TOMB OF 800,000 YEAR OLD QUEEN FOUND IN EGYPT?
On the 25th of January 2011, the streets of Cairo were being ravaged by a rioting population, demanding the end of President Hosni Mubarak’s 30 year regime.
While the world was distracted by the dramatic scenes of chaos upon the streets above, deep within the ancient, dusty tunnels, a team of archaeologists led by Susanne Bickel of the University of Basel in Switzerland, was quietly making one of the most significant discoveries of the past century.
They had initially found the top of large round stone at the eastern end of the valley of the kings.
The archaeologists suspected that it was just the top of an abandoned shaft. But before they could investigate,due to Egypt’s political process regarding finds within the valley, they had to cover the stone rim with their own locked iron door, inform the Egyptian authorities, and apply for an official permit to excavate.
A year later, after gaining approval to excavate, Bickel returned with a team of two dozen people, including field director Elina Paulin-Grothe of the University of Basel, Egyptian inspector Ali Reda, and local workmen.
each took turns lying on the ground, head pressed against the shaft wall, one arm through a small hole next to the cap stone snapping photographs.
They left little doubt it was indeed am ancient tomb.
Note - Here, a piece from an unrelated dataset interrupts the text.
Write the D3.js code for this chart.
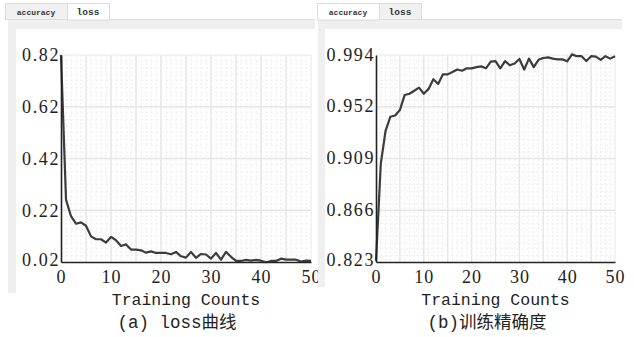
<!DOCTYPE html>
<html><head><meta charset="utf-8">
<script src="https://cdn.jsdelivr.net/npm/d3@7"></script>
<style>
html,body{margin:0;padding:0;background:#fff;}
svg{display:block;}
</style></head>
<body>
<svg id="c" width="634" height="337"></svg>
<script>
const epochs = d3.range(0, 51);
const lossValues = [0.82,0.261,0.197,0.168,0.173,0.160,0.119,0.108,0.108,0.095,
  0.117,0.104,0.082,0.088,0.068,0.068,0.065,0.056,0.061,0.055,
  0.055,0.055,0.050,0.059,0.042,0.037,0.059,0.036,0.051,0.049,
  0.033,0.055,0.029,0.059,0.040,0.024,0.024,0.028,0.025,0.028,
  0.025,0.019,0.024,0.024,0.033,0.029,0.029,0.029,0.022,0.025,0.024];
const accValues = [0.824,0.904,0.9314,0.943,0.944,0.9485,0.961,0.962,0.9645,0.967,
  0.962,0.966,0.974,0.970,0.978,0.978,0.980,0.982,0.981,0.983,
  0.983,0.984,0.9846,0.983,0.9885,0.989,0.983,0.989,0.9855,0.987,
  0.9907,0.982,0.991,0.984,0.990,0.9915,0.992,0.991,0.9904,0.9904,
  0.9888,0.9945,0.993,0.993,0.989,0.993,0.9926,0.990,0.993,0.991,0.993];
const xTickValues = [0,10,20,30,40,50];
const lossTickValues = [0.02,0.22,0.42,0.62,0.82];
const lossTickLabels = ["0.02","0.22","0.42","0.62","0.82"];
const accTickValues = [0.823,0.866,0.909,0.952,0.994];
const accTickLabels = ["0.823","0.866","0.909","0.952","0.994"];
const xLabel = "Training Counts";
const captions = ["(a) loss曲线", "(b)训练精确度"];
const tabNames = ["accuracy", "loss"];

const svg = d3.select("#c");
const mono = "'Liberation Mono','DejaVu Sans Mono',monospace";
const serif = "'Liberation Serif','DejaVu Serif',serif";
const capFont = "'Liberation Mono','Noto Sans CJK SC',monospace";

function panel(o) {
  const g = svg.append("g");
  g.append("rect").attr("x", o.px).attr("y", 20).attr("width", o.pw).attr("height", o.ph)
    .attr("fill", "#efefef");
  g.append("rect").attr("x", o.cx).attr("y", 29).attr("width", o.px + o.pw - o.cx).attr("height", o.ph + 1)
    .attr("fill", "#ffffff");
  g.append("line").attr("x1", o.tabX).attr("x2", o.px + o.pw).attr("y1", 19.5).attr("y2", 19.5)
    .attr("stroke", "#dcdcdc");
  let tx = o.tabX;
  tabNames.forEach((t, i) => {
    const w = i === 0 ? 62 : 42;
    const active = i === o.active;
    g.append("rect").attr("x", tx + 0.5).attr("y", 3.5).attr("width", w).attr("height", active ? 16.5 : 16)
      .attr("fill", active ? "#ffffff" : "#f1f1f1").attr("stroke", "#dcdcdc");
    g.append("text").attr("x", tx + w / 2).attr("y", 15).attr("text-anchor", "middle")
      .attr("font-family", mono).attr("font-size", i === 0 ? 8 : 9.5)
      .attr("font-weight", "bold").attr("fill", "#333").text(t);
    tx += w;
  });

  const x = d3.scaleLinear().domain([0, 50]).range([o.x0, o.x1]);
  const y = d3.scaleLinear().domain(o.domain).range([o.y1, o.y0]);

  const grid = g.append("g");
  d3.range(1, 50).forEach(v => {
    grid.append("line").attr("x1", x(v)).attr("x2", x(v)).attr("y1", o.y0).attr("y2", o.y1)
      .attr("stroke", v % 5 === 0 ? "#e6e6e6" : "#ececec")
      .attr("stroke-width", v % 5 === 0 ? 1.5 : 1)
      .attr("stroke-dasharray", v % 5 === 0 ? null : "2,2");
  });
  const step = (o.domain[1] - o.domain[0]) / 32;
  d3.range(1, 32).forEach(k => {
    const v = o.domain[0] + k * step;
    const major = k % 8 === 0;
    grid.append("line").attr("x1", o.x0).attr("x2", o.x1).attr("y1", y(v)).attr("y2", y(v))
      .attr("stroke", major ? "#e6e6e6" : "#efefef")
      .attr("stroke-width", major ? 1.5 : 1)
      .attr("stroke-dasharray", major ? null : "2,3");
  });
  grid.append("line").attr("x1", o.x0).attr("x2", o.x1).attr("y1", o.y0).attr("y2", o.y0)
    .attr("stroke", "#e6e6e6");
  grid.append("line").attr("x1", o.x1).attr("x2", o.x1).attr("y1", o.y0).attr("y2", o.y1)
    .attr("stroke", "#e6e6e6");

  const line = d3.line().x((d, i) => x(epochs[i])).y(d => y(d));
  g.append("path").datum(o.values).attr("d", line).attr("fill", "none")
    .attr("stroke", "#3c3c3c").attr("stroke-width", 2.2).attr("stroke-linejoin", "round");

  const xAxis = d3.axisBottom(x).tickValues(xTickValues).tickSize(0).tickPadding(8).tickFormat(d3.format("d"));
  const gx = g.append("g").attr("transform", `translate(0,${o.y1})`).call(xAxis);
  gx.select(".domain").attr("stroke", "#222").attr("stroke-width", 1.6);
  gx.selectAll("text").attr("font-family", serif).attr("font-size", 18).attr("fill", "#222")
    .attr("letter-spacing", "1px");

  const yAxis = d3.axisLeft(y).tickValues(o.tickValues).tickSize(0).tickPadding(1)
    .tickFormat((d, i) => o.tickLabels[i]);
  const gy = g.append("g").attr("transform", `translate(${o.x0},0)`).call(yAxis);
  gy.select(".domain").attr("stroke", "#222").attr("stroke-width", 1.6);
  gy.selectAll("text").attr("font-family", serif).attr("font-size", 18).attr("fill", "#222")
    .attr("letter-spacing", "1.6px");
  // keep the bottom y label just above the x tick row
  gy.selectAll(".tick text").filter((d, i) => i === 0).attr("dy", "0.2em");

  svg.append("text").attr("x", (o.x0 + o.x1) / 2).attr("y", 305).attr("text-anchor", "middle")
    .attr("font-family", mono).attr("font-size", 16.5).attr("fill", "#222").text(xLabel);
  svg.append("text").attr("x", o.capX).attr("y", 328).attr("text-anchor", "middle")
    .attr("font-family", capFont).attr("font-size", 17.5).attr("fill", "#222").text(o.caption);
}

panel({px: 8, pw: 307, ph: 273, cx: 16, tabX: 5, active: 1,
  x0: 61, x1: 311, y0: 55, y1: 262, domain: [0.02, 0.82], values: lossValues,
  tickValues: lossTickValues, tickLabels: lossTickLabels, caption: captions[0], capX: 177});
panel({px: 318, pw: 304, ph: 267, cx: 325, tabX: 317, active: 0,
  x0: 376, x1: 615, y0: 55, y1: 262, domain: [0.823, 0.994], values: accValues,
  tickValues: accTickValues, tickLabels: accTickLabels, caption: captions[1], capX: 487});
</script>
</body></html>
On top of the debris rested a dusty black coffin carved from sycamore wood and decorated with large yellow hieroglyphs on its sides and top. Bickel has stated that she has never seen an Egyptian coffin in such a good condition before.
The dating of fragments of pottery made from Nile silt and pieces of plaster, commonly used to seal tomb entrances in ancient times, together with the age of other nearby sites, have indicated that the tomb could be more than 3 thousand years old.